Set down the data below without change, skipping the pictures it holds.

- - - - -

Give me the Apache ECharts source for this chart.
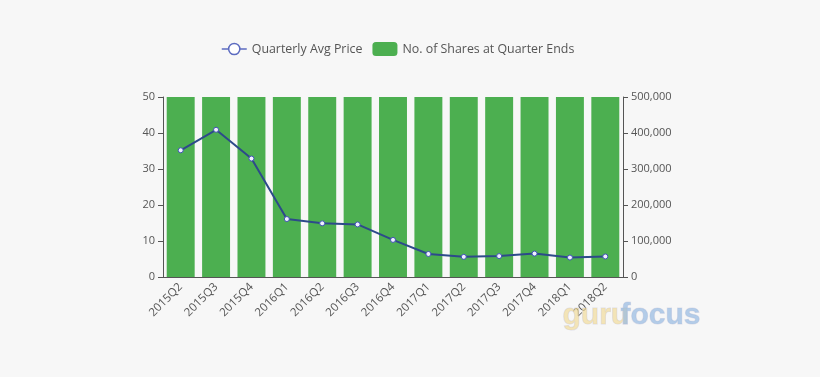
<!DOCTYPE html>
<html><head><meta charset="utf-8">
<script src="https://cdn.jsdelivr.net/npm/echarts@6/dist/echarts.min.js"></script>
<style>html,body{margin:0;padding:0;background:#f7f7f7}#c{width:820px;height:377px}</style>
</head><body><div id="c"></div>
<script>
const categories = ['2015Q2','2015Q3','2015Q4','2016Q1','2016Q2','2016Q3','2016Q4','2017Q1','2017Q2','2017Q3','2017Q4','2018Q1','2018Q2'];
const avgPrice = [35.2, 40.9, 32.9, 16.1, 14.9, 14.6, 10.3, 6.4, 5.6, 5.8, 6.5, 5.4, 5.7];
const sharesAtQuarterEnd = [1200000, 1200000, 1200000, 1200000, 1200000, 1200000, 1200000, 1200000, 1200000, 1200000, 1200000, 1200000, 1200000];
const leftTicks = {min: 0, max: 50, interval: 10};
const rightTicks = {min: 0, max: 500000, interval: 100000};

const chart = echarts.init(document.getElementById('c'));
const font = '"Open Sans", "Noto Sans", sans-serif';
chart.setOption({
  backgroundColor: '#f7f7f7',
  textStyle: {fontFamily: font},
  legend: {
    top: 37, left: 216, itemGap: 10, itemWidth: 25, itemHeight: 14,
    textStyle: {color: '#555', fontSize: 12.4, fontFamily: font},
    data: [
      {name: 'Quarterly Avg Price',
       itemStyle: {color: '#ffffff', borderColor: '#5c6bc0', borderWidth: 1.5},
       lineStyle: {color: '#5c6bc0', width: 1.5}},
      {name: 'No. of Shares at Quarter Ends'}
    ]
  },
  grid: {left: 163, right: 197, top: 97, bottom: 100, containLabel: false},
  xAxis: {
    type: 'category', data: categories,
    axisLine: {lineStyle: {color: '#555'}},
    axisTick: {lineStyle: {color: '#555'}},
    axisLabel: {rotate: 45, color: '#555', fontSize: 11.5, interval: 0, margin: 8}
  },
  yAxis: [
    {type: 'value', min: leftTicks.min, max: leftTicks.max, interval: leftTicks.interval,
     axisLine: {show: true, lineStyle: {color: '#555'}}, axisTick: {show: true},
     splitLine: {show: false}, axisLabel: {color: '#555', fontSize: 11}},
    {type: 'value', min: rightTicks.min, max: rightTicks.max, interval: rightTicks.interval,
     axisLine: {show: true, lineStyle: {color: '#555'}}, axisTick: {show: true},
     splitLine: {show: false}, axisLabel: {color: '#555', fontSize: 11,
       formatter: v => v.toLocaleString('en-US')}}
  ],
  series: [
    {name: 'No. of Shares at Quarter Ends', type: 'bar', yAxisIndex: 1, data: sharesAtQuarterEnd,
     itemStyle: {color: '#4caf50'}, barCategoryGap: '21%', clip: true, z: 1},
    {name: 'Quarterly Avg Price', type: 'line', yAxisIndex: 0, data: avgPrice,
     symbol: 'circle', symbolSize: 5, legendIcon: 'emptyCircle',
     itemStyle: {color: '#f0f0ff', borderColor: '#3f51b5', borderWidth: 1},
     lineStyle: {color: '#2d4a8a', width: 2}, z: 3}
  ],
  graphic: [
    {type: 'text', left: 562, top: 300, z: 10,
     style: {text: 'guru', font: 'bold 30px "Liberation Sans Narrow", "Liberation Sans", sans-serif',
       fill: 'rgba(240,215,140,0.6)', stroke: 'rgba(200,200,220,0.5)', lineWidth: 1}},
    {type: 'text', left: 620, top: 300, z: 10,
     style: {text: 'focus', font: 'bold 30px "Liberation Sans Narrow", "Liberation Sans", sans-serif',
       fill: 'rgba(150,185,225,0.7)', stroke: 'rgba(200,200,220,0.5)', lineWidth: 1}}
  ]
});
</script></body></html>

- - - - -

--- Answer to the problem ---
Give me the Apache ECharts source for this chart.
<!DOCTYPE html>
<html><head><meta charset="utf-8">
<script src="https://cdn.jsdelivr.net/npm/echarts@6/dist/echarts.min.js"></script>
<style>html,body{margin:0;padding:0;background:#f7f7f7}#c{width:820px;height:377px}</style>
</head><body><div id="c"></div>
<script>
const categories = ['2015Q2','2015Q3','2015Q4','2016Q1','2016Q2','2016Q3','2016Q4','2017Q1','2017Q2','2017Q3','2017Q4','2018Q1','2018Q2'];
const avgPrice = [35.2, 40.9, 32.9, 16.1, 14.9, 14.6, 10.3, 6.4, 5.6, 5.8, 6.5, 5.4, 5.7];
const sharesAtQuarterEnd = [1200000, 1200000, 1200000, 1200000, 1200000, 1200000, 1200000, 1200000, 1200000, 1200000, 1200000, 1200000, 1200000];
const leftTicks = {min: 0, max: 50, interval: 10};
const rightTicks = {min: 0, max: 500000, interval: 100000};

const chart = echarts.init(document.getElementById('c'));
const font = '"Open Sans", "Noto Sans", sans-serif';
chart.setOption({
  backgroundColor: '#f7f7f7',
  textStyle: {fontFamily: font},
  legend: {
    top: 37, left: 216, itemGap: 10, itemWidth: 25, itemHeight: 14,
    textStyle: {color: '#555', fontSize: 12.4, fontFamily: font},
    data: [
      {name: 'Quarterly Avg Price',
       itemStyle: {color: '#ffffff', borderColor: '#5c6bc0', borderWidth: 1.5},
       lineStyle: {color: '#5c6bc0', width: 1.5}},
      {name: 'No. of Shares at Quarter Ends'}
    ]
  },
  grid: {left: 163, right: 197, top: 97, bottom: 100, containLabel: false},
  xAxis: {
    type: 'category', data: categories,
    axisLine: {lineStyle: {color: '#555'}},
    axisTick: {lineStyle: {color: '#555'}},
    axisLabel: {rotate: 45, color: '#555', fontSize: 11.5, interval: 0, margin: 8}
  },
  yAxis: [
    {type: 'value', min: leftTicks.min, max: leftTicks.max, interval: leftTicks.interval,
     axisLine: {show: true, lineStyle: {color: '#555'}}, axisTick: {show: true},
     splitLine: {show: false}, axisLabel: {color: '#555', fontSize: 11}},
    {type: 'value', min: rightTicks.min, max: rightTicks.max, interval: rightTicks.interval,
     axisLine: {show: true, lineStyle: {color: '#555'}}, axisTick: {show: true},
     splitLine: {show: false}, axisLabel: {color: '#555', fontSize: 11,
       formatter: v => v.toLocaleString('en-US')}}
  ],
  series: [
    {name: 'No. of Shares at Quarter Ends', type: 'bar', yAxisIndex: 1, data: sharesAtQuarterEnd,
     itemStyle: {color: '#4caf50'}, barCategoryGap: '21%', clip: true, z: 1},
    {name: 'Quarterly Avg Price', type: 'line', yAxisIndex: 0, data: avgPrice,
     symbol: 'circle', symbolSize: 5, legendIcon: 'emptyCircle',
     itemStyle: {color: '#f0f0ff', borderColor: '#3f51b5', borderWidth: 1},
     lineStyle: {color: '#2d4a8a', width: 2}, z: 3}
  ],
  graphic: [
    {type: 'text', left: 562, top: 300, z: 10,
     style: {text: 'guru', font: 'bold 30px "Liberation Sans Narrow", "Liberation Sans", sans-serif',
       fill: 'rgba(240,215,140,0.6)', stroke: 'rgba(200,200,220,0.5)', lineWidth: 1}},
    {type: 'text', left: 620, top: 300, z: 10,
     style: {text: 'focus', font: 'bold 30px "Liberation Sans Narrow", "Liberation Sans", sans-serif',
       fill: 'rgba(150,185,225,0.7)', stroke: 'rgba(200,200,220,0.5)', lineWidth: 1}}
  ]
});
</script></body></html>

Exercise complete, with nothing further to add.